Menjadi Tamu Allah
Sungguh kerinduan terbesar seorang muslim adalah bertandang ke rumah Allah. Karenanya ia rela menempuh perjalanan yang sangat jauh, melelahkan, dan biaya yang tidak sedikit, untuk tiba di sana. Namun upaya tersebut tidak selalu berbuah manis, bahkan terkadang kandas.
Seperti yang terjadi saat ini, tatkala harapan yang besar menjadi tamu Allah demikian membuncah, namun kembali kecewa, setelah Kementerian Agama RI secara resmi mengumumkan pembatalan keberangkatan ibadah haji tahun 2021 bagi jamaah Indonesia.
Beragam spekulasi pun muncul di tengah masyarakat, baik tentang keberadaan dana haji, persyaratan vaksin Covid-19, ketiadaan kuota, hubungan diplomatik, hingga asumsi lainnya. Keputusan yang sangat berat ini, akhirnya berujung dengan semakin jauhnya rasa percaya terhadap penguasa.
Meski Menteri Agama telah menjelaskan, bahwa penundaan keberangkatan haji sebab belum ditetapkannya kuota haji oleh pihak Saudi. Sementara berbagai persiapan baru bisa dilakukan setelah mendapat kepastian kuota, seperti penerbangan, pelunasan biaya perjalanan, dokumen, petugas, dan lainnya.
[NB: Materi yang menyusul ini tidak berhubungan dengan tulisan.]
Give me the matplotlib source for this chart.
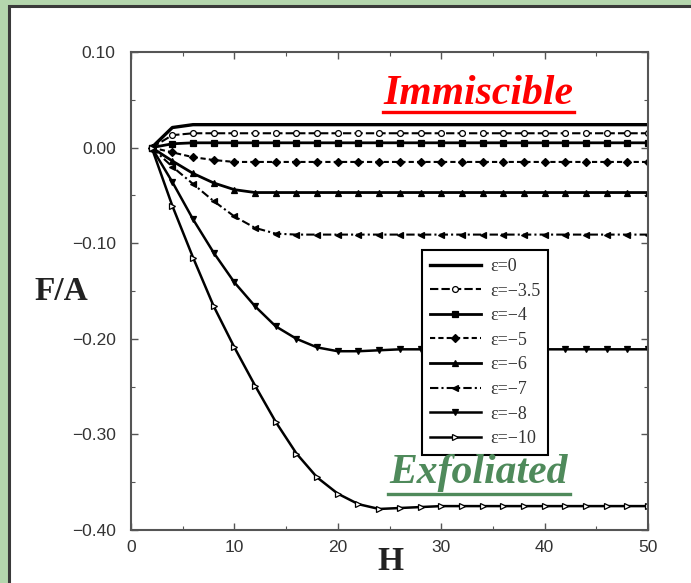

Seluruhnya itu membutuhkan waktu yang panjang.
Tak berapa lama setelahnya, Kerajaan Arab Saudi akhirnya mengumumkan secara resmi kebijakan haji 2021. Duta Besar Indonesia untuk Arab Saudi Agus Maftuh Abegebriel pada Sabtu, 12 Juni 2021 mengonfirmasi bahwa tidak ada jamaah haji dari luar Arab Saudi dalam pelaksanaan haji tahun ini.
Dibatasi hanya untuk domestik wilayah Arab Saudi, baik itu warga negara Arab Saudi dan para ekspatriat yang berada di negara itu. Jumlah maksimal hanya 60 ribu jamaah, dengan rentang usia 18 sampai 65 tahun. (Tempo.co, 12/6/2021)
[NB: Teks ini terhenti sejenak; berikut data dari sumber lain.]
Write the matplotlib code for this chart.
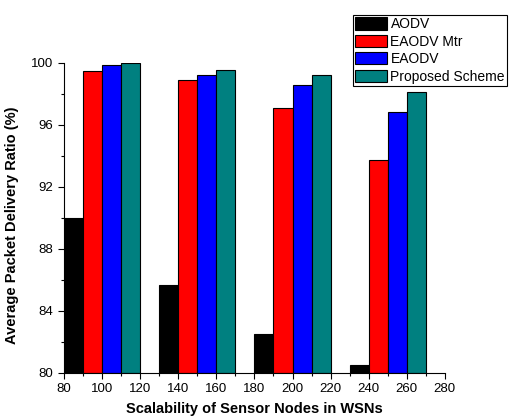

Serupa dengan tahun lalu, hanya warga lokal yang boleh berhaji. Namun ini bukan kali kedua, menurut data The Saudi King Abdul Aziz Foundation for Research and Archives seperti dilansir dari BBC, ibadah haji pernah 40 kali ditiadakan dengan alasan beragam, mulai dari perang sampai wabah penyakit menular.
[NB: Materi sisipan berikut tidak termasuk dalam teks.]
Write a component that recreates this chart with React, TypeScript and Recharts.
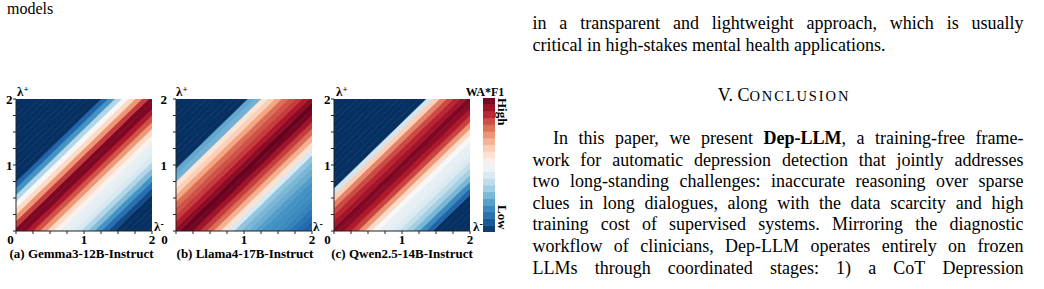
import React from 'react';
import { ComposedChart, Area, XAxis, YAxis, BarChart, Bar } from 'recharts';

// Diagonal offset d = λ+ − λ- at which each model's WA*F1 score was read (normalised 0 = Low, 1 = High)
const diagonalOffsets = [-2.0, -1.9, -1.8, -1.7, -1.6, -1.5, -1.4, -1.3, -1.2, -1.1, -1.0, -0.9, -0.8, -0.7, -0.6, -0.5, -0.4, -0.3, -0.2, -0.1, 0.0, 0.1, 0.2, 0.3, 0.4, 0.5, 0.6, 0.7, 0.8, 0.9, 1.0, 1.1, 1.2, 1.3, 1.4, 1.5, 1.6, 1.7, 1.8, 1.9, 2.0];

const gemmaScores = [0, 0, 0, 0, 0, 0, 0.05, 0.12, 0.2, 0.28, 0.35, 0.42, 0.45, 0.46, 0.52, 0.6, 0.72, 0.82, 0.9, 0.97, 0.97, 0.85, 0.72, 0.6, 0.5, 0.35, 0.2, 0.1, 0, 0, 0, 0, 0, 0, 0, 0, 0, 0, 0, 0, 0];
const llamaScores = [0.07, 0.09, 0.11, 0.13, 0.16, 0.18, 0.19, 0.2, 0.22, 0.25, 0.27, 0.3, 0.42, 0.58, 0.68, 0.78, 0.85, 0.92, 0.98, 1.0, 0.95, 0.9, 0.85, 0.82, 0.78, 0.7, 0.62, 0.57, 0.26, 0.24, 0, 0, 0, 0, 0, 0, 0, 0, 0, 0, 0];
const qwenScores = [0, 0, 0, 0, 0, 0, 0.1, 0.18, 0.27, 0.33, 0.38, 0.43, 0.45, 0.46, 0.5, 0.6, 0.72, 0.84, 0.9, 0.95, 0.97, 0.92, 0.88, 0.83, 0.75, 0.62, 0.4, 0, 0, 0, 0, 0, 0, 0, 0, 0, 0, 0, 0, 0, 0];

const lambdaTicks = [0, 0.25, 0.5, 0.75, 1, 1.25, 1.5, 1.75, 2];
const lambdaDomain = [0, 2];
const colorbarLevels = [0, 0.05, 0.1, 0.15, 0.2, 0.25, 0.3, 0.35, 0.4, 0.45, 0.5, 0.55, 0.6, 0.65, 0.7, 0.75, 0.8, 0.85, 0.9, 0.95];
const colorbarTicks = [0, 0.125, 0.25, 0.375, 0.5, 0.625, 0.75, 0.875, 1];
const panelCaptions = ['(a) Gemma3-12B-Instruct', '(b) Llama4-17B-Instruct', '(c) Qwen2.5-14B-Instruct'];

const SERIF = '"Liberation Serif", "Times New Roman", Times, serif';

const RDBU_R = [
  [5, 48, 97], [33, 102, 172], [67, 147, 195], [146, 197, 222], [209, 229, 240], [247, 247, 247],
  [253, 219, 199], [244, 165, 130], [214, 96, 77], [178, 24, 43], [103, 0, 31],
];
function rdbu(v: number): string {
  const t = Math.max(0, Math.min(1, v)) * 10;
  const i = Math.min(9, Math.floor(t));
  const f = t - i;
  const a = RDBU_R[i];
  const b = RDBU_R[i + 1];
  const c = a.map((x, j) => Math.round(x + (b[j] - x) * f));
  return `rgb(${c[0]},${c[1]},${c[2]})`;
}

const bandHalf = (diagonalOffsets[1] - diagonalOffsets[0]) / 2;

function buildBands() {
  return lambdaDomain.map((x) => {
    const row: any = { x };
    diagonalOffsets.forEach((d, k) => {
      row['b' + k] = [x + d - bandHalf, x + d + bandHalf];
    });
    return row;
  });
}

const panels = [
  { scores: gemmaScores, left: 0, yDx: 1.5, zeroDx: -5.5 },
  { scores: llamaScores, left: 160, yDx: -4, zeroDx: -11.5 },
  { scores: qwenScores, left: 318, yDx: 1.5, zeroDx: -6.5 },
];

const tickFont = { fontFamily: SERIF, fontWeight: 700, fontSize: 13, fill: '#000' } as const;

function Heatmap({ scores, left, yDx, zeroDx }: { scores: number[]; left: number; yDx: number; zeroDx: number }) {
  const data = buildBands();
  const xTick = (p: any) => {
    const v = p.payload.value;
    if (v % 1 !== 0) return <g />;
    return (
      <text x={p.x + (v === 0 ? zeroDx : 0)} y={p.y} dy="0.69em" textAnchor="middle" style={tickFont}>
        {v}
      </text>
    );
  };
  const yTick = (p: any) => {
    const v = p.payload.value;
    if (v % 1 !== 0 || v === 0) return <g />;
    return (
      <text x={p.x + yDx} y={p.y} dy="0.355em" textAnchor="end" style={tickFont}>
        {v}
      </text>
    );
  };
  return (
    <div style={{ position: 'absolute', left, top: 85 }}>
      <ComposedChart width={170} height={180} data={data} margin={{ top: 14, right: 18, bottom: 14, left: 0 }}>
        {diagonalOffsets.map((d, k) => {
          const c = rdbu(scores[k]);
          return (
            <Area
              key={k}
              dataKey={'b' + k}
              type="linear"
              fill={c}
              fillOpacity={1}
              stroke={c}
              strokeWidth={0.6}
              dot={false}
              activeDot={false}
              isAnimationActive={false}
            />
          );
        })}
        <XAxis
          type="number"
          dataKey="x"
          domain={lambdaDomain}
          ticks={lambdaTicks}
          interval={0}
          allowDataOverflow
          height={20}
          tickSize={3}
          tickMargin={1}
          axisLine={{ stroke: '#222' }}
          tickLine={{ stroke: '#222' }}
          tick={xTick}
        />
        <YAxis
          type="number"
          domain={lambdaDomain}
          ticks={lambdaTicks}
          interval={0}
          allowDataOverflow
          width={16}
          tickSize={3}
          axisLine={{ stroke: '#222' }}
          tickLine={{ stroke: '#222' }}
          tick={yTick}
        />
      </ComposedChart>
    </div>
  );
}

function Colorbar() {
  const row: any = { name: 'WA*F1' };
  colorbarLevels.forEach((lv, i) => {
    const next = i + 1 < colorbarLevels.length ? colorbarLevels[i + 1] : 1;
    row['l' + i] = next - lv;
  });
  return (
    <div style={{ position: 'absolute', left: 483, top: 98 }}>
      <BarChart width={12} height={134} data={[row]} margin={{ top: 0, right: 0, bottom: 0, left: 0 }} barCategoryGap={0}>
        {colorbarLevels.map((lv, i) => {
          const c = rdbu(lv + (colorbarLevels[1] - colorbarLevels[0]) / 2);
          return <Bar key={i} dataKey={'l' + i} stackId="cb" fill={c} stroke={c} strokeWidth={0.5} isAnimationActive={false} />;
        })}
        <XAxis dataKey="name" hide />
        <YAxis
          type="number"
          domain={[0, 1]}
          ticks={colorbarTicks}
          interval={0}
          orientation="right"
          mirror
          width={0}
          tickSize={3}
          axisLine={{ stroke: '#222' }}
          tickLine={{ stroke: '#333' }}
          tick={() => <g />}
        />
      </BarChart>
    </div>
  );
}

const justifiedLines = [
  { text: 'in a transparent and lightweight approach, which is usually', baseline: 29, indent: 0 },
  { text: 'In this paper, we present Dep-LLM, a training-free frame-', baseline: 144, indent: 20.5 },
  { text: 'work for automatic depression detection that jointly addresses', baseline: 165.6, indent: 0 },
  { text: 'two long-standing challenges: inaccurate reasoning over sparse', baseline: 187.2, indent: 0 },
  { text: 'clues in long dialogues, along with the data scarcity and high', baseline: 208.8, indent: 0 },
  { text: 'training cost of supervised systems. Mirroring the diagnostic', baseline: 230.4, indent: 0 },
  { text: 'workflow of clinicians, Dep-LLM operates entirely on frozen', baseline: 252, indent: 0 },
  { text: 'LLMs through coordinated stages: 1) a CoT Depression', baseline: 273.6, indent: 0 },
];

const COL_LEFT = 532.5;
const COL_WIDTH = 491;
const BODY = 18;
const ASC = 15.07;

function JustLine({ text, baseline, indent, first }: any) {
  const words = text.split(' ');
  return (
    <div
      style={{
        position: 'absolute',
        left: COL_LEFT + indent,
        top: baseline - ASC,
        width: COL_WIDTH - indent,
        display: 'flex',
        justifyContent: 'space-between',
        fontFamily: SERIF,
        fontSize: BODY,
        lineHeight: BODY + 'px',
        color: '#000',
        whiteSpace: 'pre',
      }}
    >
      {words.map((w: string, i: number) =>
        first && w === 'Dep-LLM,' ? (
          <span key={i}>
            <b>Dep-LLM</b>,
          </span>
        ) : (
          <span key={i}>{w}</span>
        )
      )}
    </div>
  );
}

export default function App() {
  return (
    <div style={{ position: 'absolute', left: 0, top: 0, width: 1044, height: 289, background: '#fff', overflow: 'hidden' }}>
      <div style={{ position: 'absolute', left: 7, top: 14.5 - 13.4, fontFamily: SERIF, fontSize: 16, lineHeight: '16px', color: '#000' }}>
        models
      </div>

      {justifiedLines.map((l, i) => (
        <JustLine key={i} text={l.text} baseline={l.baseline} indent={l.indent} first={i === 1} />
      ))}
      <div style={{ position: 'absolute', left: COL_LEFT, top: 50.6 - ASC, fontFamily: SERIF, fontSize: BODY, lineHeight: BODY + 'px', whiteSpace: 'pre', color: '#000' }}>
        critical in high-stakes mental health applications.
      </div>
      <div style={{ position: 'absolute', left: 584, width: 400, textAlign: 'center', top: 101.5 - ASC, fontFamily: SERIF, fontSize: BODY, lineHeight: BODY + 'px', whiteSpace: 'pre', color: '#000' }}>
        V. C<span style={{ fontSize: 14.5, letterSpacing: 1.9 }}>ONCLUSION</span>
      </div>

      {panels.map((p, i) => (
        <Heatmap key={i} scores={p.scores} left={p.left} yDx={p.yDx} zeroDx={p.zeroDx} />
      ))}
      <Colorbar />

      <svg width={1044} height={289} style={{ position: 'absolute', left: 0, top: 0, pointerEvents: 'none' }}>
        <g style={{ fontFamily: SERIF, fontWeight: 700, fontSize: 13 }} fill="#000">
          {[17, 176, 336].map((x, i) => (
            <text key={'lp' + i} x={x} y={96}>
              λ<tspan fontSize={9} dy={-4.5}>+</tspan>
            </text>
          ))}
          {[154, 313, 473].map((x, i) => (
            <text key={'lm' + i} x={x} y={231}>
              λ<tspan fontSize={10} dy={-4.5}>-</tspan>
            </text>
          ))}
          {[81.5, 245, 402].map((x, i) => (
            <text key={'cap' + i} x={x} y={257.5} textAnchor="middle">
              {panelCaptions[i]}
            </text>
          ))}
          <text x={485} y={96} textAnchor="middle" fontSize={12}>
            WA*F1
          </text>
          <text x={497.5} y={98} transform="rotate(90 497.5 98)">
            High
          </text>
          <text x={497.5} y={205} transform="rotate(90 497.5 205)">
            Low
          </text>
        </g>
      </svg>
    </div>
  );
}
Maka pengumuman dari Kerajaan Arab Saudi sesaat meredam berbagai isu yang berkelindan. Meski demikian, kekhawatiran masih terus menggelayut benak umat. Mereka membutuhkan informasi yang jelas dan transparasi data. Pasalnya jumlah dana haji yang terkumpul saat ini sangat besar.
Dengan rekam jejak negara mengelola urusan umat yang acapkali meresahkan, maka wajar jika rakyat membutuhkan kepastian. Karenanya para pihak yang berwenang dan elemen terkait yang bertanggung jawab, hendaknya duduk bersama, dan menyampaikan secara terbuka, mengurai sengkarut spekulasi yang beredar simpang siur di tengah masyarakat.
Ternyata tidak mudah mengurusi ibadah haji. Dibutuhkan sistem yang apik dan tertata rapi untuk memastikan keberlangsungannya. Sedangkan dunia yang berpijak di atas sekularisme, selalu menafikan peran Allah dalam kehidupan sehari-hari, terlihat gamang mengurusi perkara ibadah. Maka tak heran, pada akhirnya tidak mampu mengakomodir perjalanan haji.
Sementara di sisi lain, pandemi berhasil membuat dunia tak berkutik. Akibat keliru mengantisipasi wabah sejak awal, serta berpaling dari solusi Islam, maka akumulasi masalah pun tak mampu lagi dihindari. Pada gilirannya jamaah haji kembali menelan pil pahit, gagal menjadi tamu Allah untuk yang ke sekian kalinya.